Semiparametric approaches
Concerns over the potential impact of model misspecification in fully-parametric approaches have led to the development of alternative semiparametric approaches to causal inference, in which the number of additional aspects to be modelled is reduced. These include methods based on the propensity score (Rosenbaum and Rubin, 1983), including inverse probability weighting, and g-estimation, and the so-called doubly-robust estimation proposed by Robins, Rotnitzky and others.
Inferring the effects of time-varying exposures
Novel causal inference methods are particularly relevant for studying the causal effect of a time-varying exposure on an outcome, because standard methods fail to give causally-interpretable estimators when there exist time-varying confounders of the exposure and outcome that are themselves affected by previous levels of the exposure. Methods developed to deal with this problem include the fully-parametric g-computation formula (Robins, 1986), and two semiparametric approaches: g-estimation of structural nested models (Robins et al, 1992), and inverse probability weighted estimation of marginal structural models (Robins et al, 2000). For an accessible tutorial on these methods, see Daniel et al (2013). Related to this longitudinal setting is the identification of optimal treatment regimes, for example in HIV/AIDS research where questions such as ‘at what level of CD4 should HAART (highly active antiretroviral therapy) be initiated?’ are often asked. These can be addressed using the methods listed above, and other related methods (see Chakraborty and Moodie, 2013).

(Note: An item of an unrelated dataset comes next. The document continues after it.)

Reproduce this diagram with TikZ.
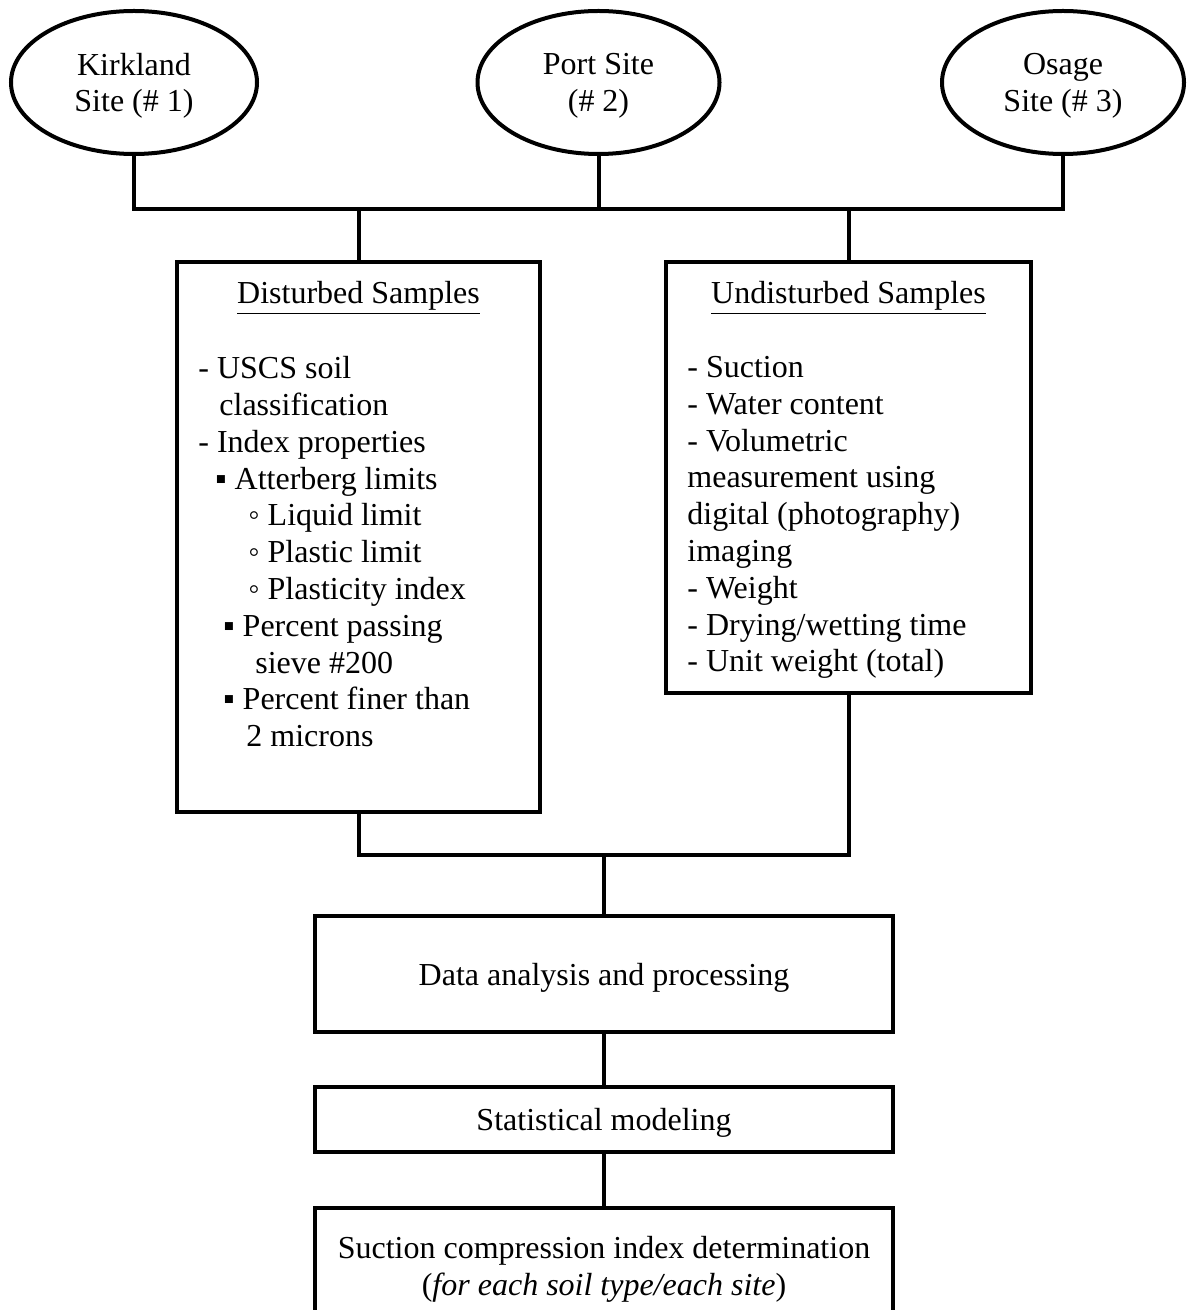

Instrumental variables and Mendelian Randomisation
It is important to appreciate that non-ideal experimental data (e.g. suffering from noncompliance, missing data or measurement error) are not on a par with data arising from observational studies (as may be inferred from what is written above). Randomisation can be used as a tool to aid causal inference even when the randomised experiment is ‘broken’, for example as a result of non-compliance to randomised treatment. Such methods make use of randomisation as an instrumental variable (Angrist and Pischke, 2009). Instrumental variables have even been used with observational data, in particular when the instrument is a variable that holds genetic information (in which case it is known as Mendelian randomisation; see Davey Smith and Ebrahim, 2003) with genotype used in place of randomisation. This is motivated by the idea that genes are ‘randomly’ passed down from parents to offspring in the same way that treatment is allocated in double-blind randomised trials. Although this assumption is generally untestable (Hernán and Robins, 2006), there are situations in which it may be deemed more plausible than the other candidate set of untestable assumptions, namely conditional exchangeability.
Mediation analysis
Approaches (such as SEM) amenable to complex causal structures have opened the way to looking beyond the causal effect of an exposure on an outcome as a black box, and to asking ‘how does this exposure act?’. For example, if income has a positive effect on certain health outcomes, does this act simply by increasing access to health care, or are there other important pathways? Addressing such questions is the goal of mediation analysis and the estimation of direct/indirect effects (see Emsley et al, 2010, for a review). This area has seen an explosion of new methodology in recent years, with several semiparametric alternatives to SEM introduced.